Now if it turns out that you don’t have a copy of A Moveable Feast this is good news because there’s a new edition with some “found chapters” and it represents another opportunity to follow Hemingway to one of his favourite haunts:

In those days there was no money to buy books. Books you borrowed from the rental library of Shakespeare and Company, which was the library and bookstore of Sylvia Beach at 12 rue de l’Odéon. On a cold windswept street, this was a lovely, warm, cheerful place with a big stove in winter, tables and shelves of books, new books in the window, and photographs on the wall of famous writers both dead and living. The photographs all looked like snapshots and even the dead writers looked as though they had really been alive.

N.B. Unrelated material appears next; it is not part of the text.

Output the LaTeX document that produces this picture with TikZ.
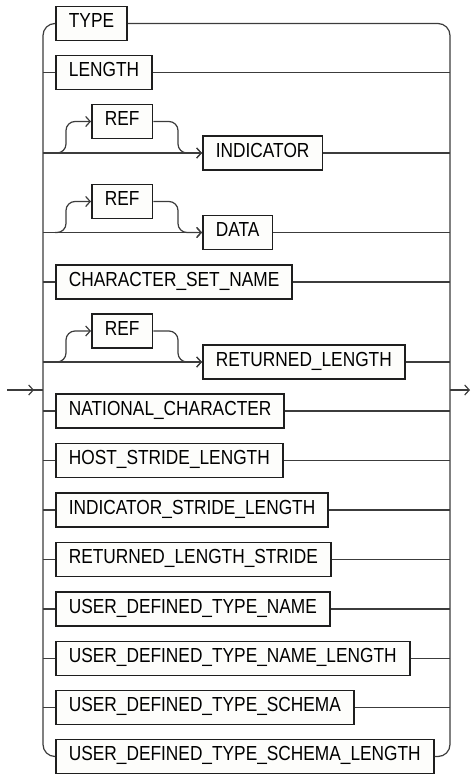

Shakespeare and Company has moved but it’s still the friend to writers that Sylvia Beach established in the twenties to provide cheap English literature, support the artistic community and, famously, publish James Joyce’s Ulysses when no one else would touch it. And it’s still very near Odéon, just next to Place St Michel and across the river from Notre Dame Cathedral and they’ll be happy to sell you a copy of A Moveable Feast.